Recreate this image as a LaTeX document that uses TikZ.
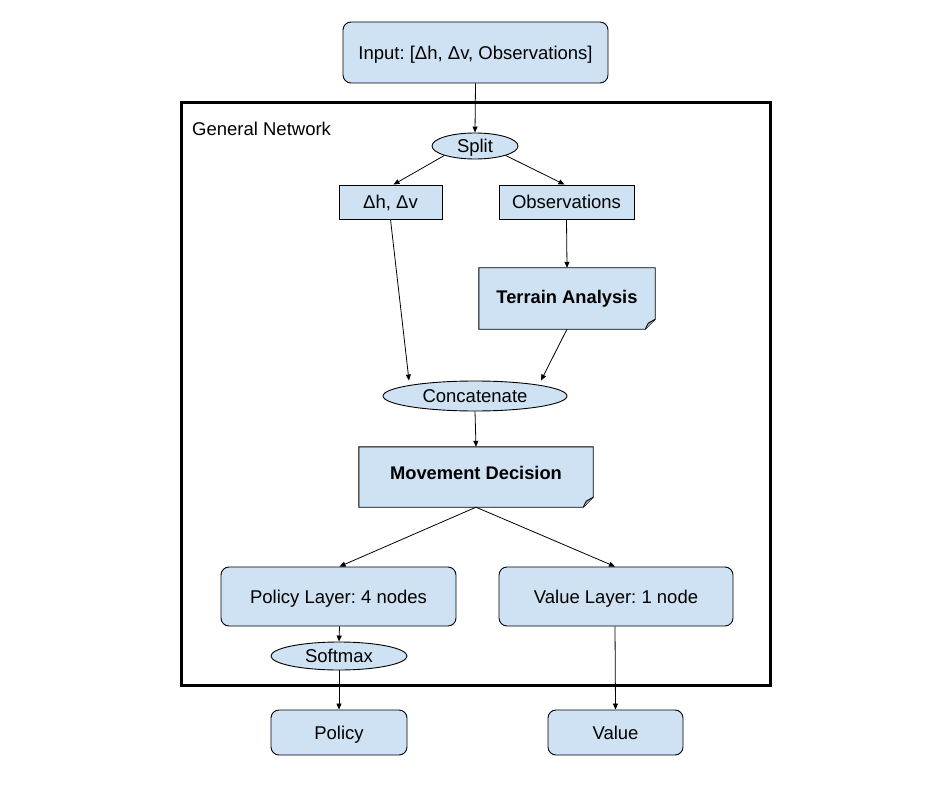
\documentclass[tikz,border=0pt]{standalone}
\usepackage{fontspec}
\setmainfont{Liberation Sans}
\frenchspacing
\usetikzlibrary{arrows.meta,shapes.geometric}
\definecolor{boxblue}{HTML}{CFE2F3}
\definecolor{foldblue}{HTML}{A7B5C2}
\tikzset{
  txt/.style={font=\fontsize{18.5}{22}\selectfont, text height=13.2pt, text depth=0pt},
  btxt/.style={font=\bfseries\fontsize{18.3}{22}\selectfont, text height=13.1pt, text depth=0pt, inner sep=0pt},
  base/.style={draw=black, line width=0.9pt, fill=boxblue, txt, inner sep=0pt},
  rbox/.style={base, rounded corners=8pt},
  sbox/.style={base},
  ell/.style={base, ellipse},
  conn/.style={line width=0.8pt, -{Triangle[length=6pt,width=5pt]}},
  notebox/.style={minimum width=#1, inner sep=0pt},
}
\begin{document}
\begin{tikzpicture}[x=1pt,y=-1pt]
\useasboundingbox (0,0) rectangle (944,791);
% frame
\draw[line width=3pt] (181,103) rectangle (770,685);
\node[anchor=west, txt, inner sep=0pt] (gn) at (192,129) {General Network};

\node[rbox, minimum width=265pt, minimum height=61pt] (inp) at (475.5,52.5) {Input: [Δh, Δv, Observations]};
\node[ell, minimum width=86pt, minimum height=26pt] (split) at (475,146) {Split};
\node[sbox, minimum width=103pt, minimum height=34pt] (dhv) at (390.5,202) {Δh, Δv};
\node[sbox, minimum width=135pt, minimum height=34pt] (obs) at (566.5,202) {Observations};

% Terrain analysis (note with folded corner)
\node[notebox=176pt, minimum height=61pt] (ter) at (567,298.5) {};
\draw[line width=0.9pt, fill=boxblue] (ter.north west) -- (ter.north east) -- ([yshift=10pt]ter.south east) -- ([xshift=-10pt]ter.south east) -- (ter.south west) -- cycle;
\fill[foldblue] ([yshift=10pt]ter.south east) -- ([xshift=-10pt]ter.south east) -- ([xshift=-7pt,yshift=6pt]ter.south east) -- cycle;
\draw[line width=0.9pt] ([yshift=10pt]ter.south east) -- ([xshift=-7pt,yshift=6pt]ter.south east) -- ([xshift=-10pt]ter.south east);
\node[btxt] (tert) at ([yshift=2pt]ter.center) {Terrain Analysis};

\node[ell, minimum width=184pt, minimum height=30pt] (cat) at (475,396) {Concatenate};

% Movement decision
\node[notebox=234pt, minimum height=60pt] (mov) at (476,477) {};
\draw[line width=0.9pt, fill=boxblue] (mov.north west) -- (mov.north east) -- ([yshift=10pt]mov.south east) -- ([xshift=-10pt]mov.south east) -- (mov.south west) -- cycle;
\fill[foldblue] ([yshift=10pt]mov.south east) -- ([xshift=-10pt]mov.south east) -- ([xshift=-7pt,yshift=6pt]mov.south east) -- cycle;
\draw[line width=0.9pt] ([yshift=10pt]mov.south east) -- ([xshift=-7pt,yshift=6pt]mov.south east) -- ([xshift=-10pt]mov.south east);
\node[btxt] (movt) at ([yshift=4pt]mov.center) {Movement Decision};

\node[rbox, minimum width=235pt, minimum height=59pt] (pol) at (338.5,596.5) {Policy Layer: 4 nodes};
\node[rbox, minimum width=234pt, minimum height=59pt] (val) at (616,596.5) {Value Layer: 1 node};
\node[ell, minimum width=136pt, minimum height=28pt] (soft) at (339,656) {Softmax};
\node[rbox, minimum width=136pt, minimum height=45pt] (po) at (339,732.5) {Policy};
\node[rbox, minimum width=135pt, minimum height=45pt] (va) at (615.5,732.5) {Value};

% connectors
\draw[conn] (inp.south) -- (split.north);
\draw[conn] (split.south west) -- ([xshift=3pt]dhv.north);
\draw[conn] (split.south east) -- ([xshift=-2pt]obs.north);
\draw[conn] (dhv.south) -- ([xshift=-66pt]cat.north);
\draw[conn] (obs.south) -- (ter.north);
\draw[conn] (ter.south) -- ([xshift=66pt]cat.north);
\draw[conn] (cat.south) -- (mov.north);
\draw[conn] (mov.south) -- ([xshift=1pt]pol.north);
\draw[conn] (mov.south) -- ([xshift=-1pt]val.north);
\draw[conn] ([xshift=1pt]pol.south) -- (soft.north);
\draw[conn] (soft.south) -- (po.north);
\draw[conn] ([xshift=-1pt]val.south) -- (va.north);
\end{tikzpicture}
\end{document}
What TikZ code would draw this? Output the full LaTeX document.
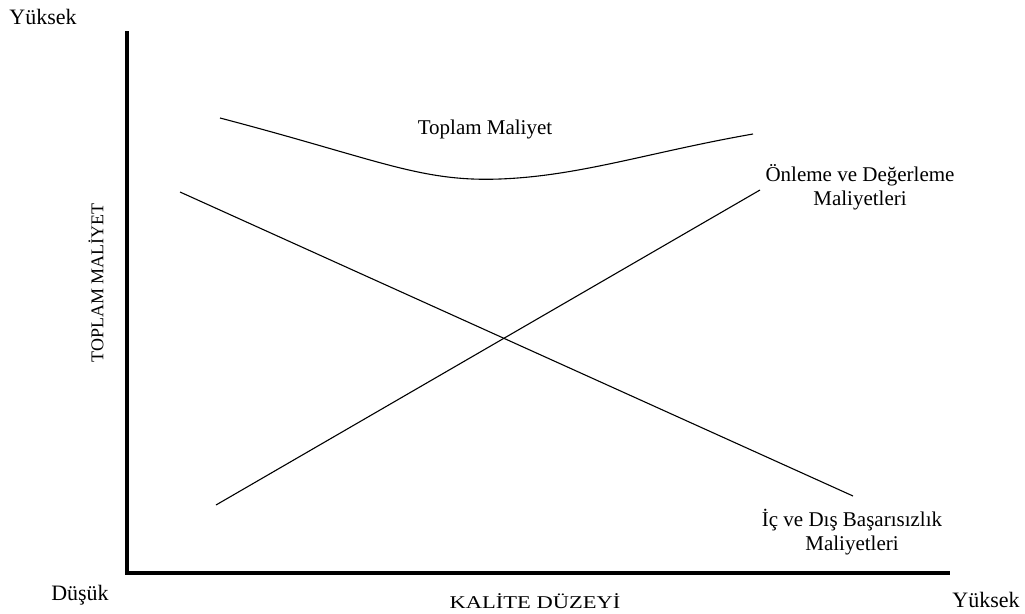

******

Omit the pictures and reproduce the listing exactly.

Recreate this image as a LaTeX document that uses TikZ.
\documentclass[tikz,border=0pt]{standalone}
\usepackage{fontspec}
\setmainfont{Liberation Sans}
\frenchspacing
\usetikzlibrary{arrows.meta,shapes.geometric}
\definecolor{boxblue}{HTML}{CFE2F3}
\definecolor{foldblue}{HTML}{A7B5C2}
\tikzset{
  txt/.style={font=\fontsize{18.5}{22}\selectfont, text height=13.2pt, text depth=0pt},
  btxt/.style={font=\bfseries\fontsize{18.3}{22}\selectfont, text height=13.1pt, text depth=0pt, inner sep=0pt},
  base/.style={draw=black, line width=0.9pt, fill=boxblue, txt, inner sep=0pt},
  rbox/.style={base, rounded corners=8pt},
  sbox/.style={base},
  ell/.style={base, ellipse},
  conn/.style={line width=0.8pt, -{Triangle[length=6pt,width=5pt]}},
  notebox/.style={minimum width=#1, inner sep=0pt},
}
\begin{document}
\begin{tikzpicture}[x=1pt,y=-1pt]
\useasboundingbox (0,0) rectangle (944,791);
% frame
\draw[line width=3pt] (181,103) rectangle (770,685);
\node[anchor=west, txt, inner sep=0pt] (gn) at (192,129) {General Network};

\node[rbox, minimum width=265pt, minimum height=61pt] (inp) at (475.5,52.5) {Input: [Δh, Δv, Observations]};
\node[ell, minimum width=86pt, minimum height=26pt] (split) at (475,146) {Split};
\node[sbox, minimum width=103pt, minimum height=34pt] (dhv) at (390.5,202) {Δh, Δv};
\node[sbox, minimum width=135pt, minimum height=34pt] (obs) at (566.5,202) {Observations};

% Terrain analysis (note with folded corner)
\node[notebox=176pt, minimum height=61pt] (ter) at (567,298.5) {};
\draw[line width=0.9pt, fill=boxblue] (ter.north west) -- (ter.north east) -- ([yshift=10pt]ter.south east) -- ([xshift=-10pt]ter.south east) -- (ter.south west) -- cycle;
\fill[foldblue] ([yshift=10pt]ter.south east) -- ([xshift=-10pt]ter.south east) -- ([xshift=-7pt,yshift=6pt]ter.south east) -- cycle;
\draw[line width=0.9pt] ([yshift=10pt]ter.south east) -- ([xshift=-7pt,yshift=6pt]ter.south east) -- ([xshift=-10pt]ter.south east);
\node[btxt] (tert) at ([yshift=2pt]ter.center) {Terrain Analysis};

\node[ell, minimum width=184pt, minimum height=30pt] (cat) at (475,396) {Concatenate};

% Movement decision
\node[notebox=234pt, minimum height=60pt] (mov) at (476,477) {};
\draw[line width=0.9pt, fill=boxblue] (mov.north west) -- (mov.north east) -- ([yshift=10pt]mov.south east) -- ([xshift=-10pt]mov.south east) -- (mov.south west) -- cycle;
\fill[foldblue] ([yshift=10pt]mov.south east) -- ([xshift=-10pt]mov.south east) -- ([xshift=-7pt,yshift=6pt]mov.south east) -- cycle;
\draw[line width=0.9pt] ([yshift=10pt]mov.south east) -- ([xshift=-7pt,yshift=6pt]mov.south east) -- ([xshift=-10pt]mov.south east);
\node[btxt] (movt) at ([yshift=4pt]mov.center) {Movement Decision};

\node[rbox, minimum width=235pt, minimum height=59pt] (pol) at (338.5,596.5) {Policy Layer: 4 nodes};
\node[rbox, minimum width=234pt, minimum height=59pt] (val) at (616,596.5) {Value Layer: 1 node};
\node[ell, minimum width=136pt, minimum height=28pt] (soft) at (339,656) {Softmax};
\node[rbox, minimum width=136pt, minimum height=45pt] (po) at (339,732.5) {Policy};
\node[rbox, minimum width=135pt, minimum height=45pt] (va) at (615.5,732.5) {Value};

% connectors
\draw[conn] (inp.south) -- (split.north);
\draw[conn] (split.south west) -- ([xshift=3pt]dhv.north);
\draw[conn] (split.south east) -- ([xshift=-2pt]obs.north);
\draw[conn] (dhv.south) -- ([xshift=-66pt]cat.north);
\draw[conn] (obs.south) -- (ter.north);
\draw[conn] (ter.south) -- ([xshift=66pt]cat.north);
\draw[conn] (cat.south) -- (mov.north);
\draw[conn] (mov.south) -- ([xshift=1pt]pol.north);
\draw[conn] (mov.south) -- ([xshift=-1pt]val.north);
\draw[conn] ([xshift=1pt]pol.south) -- (soft.north);
\draw[conn] (soft.south) -- (po.north);
\draw[conn] ([xshift=-1pt]val.south) -- (va.north);
\end{tikzpicture}
\end{document}
What TikZ code would draw this? Output the full LaTeX document.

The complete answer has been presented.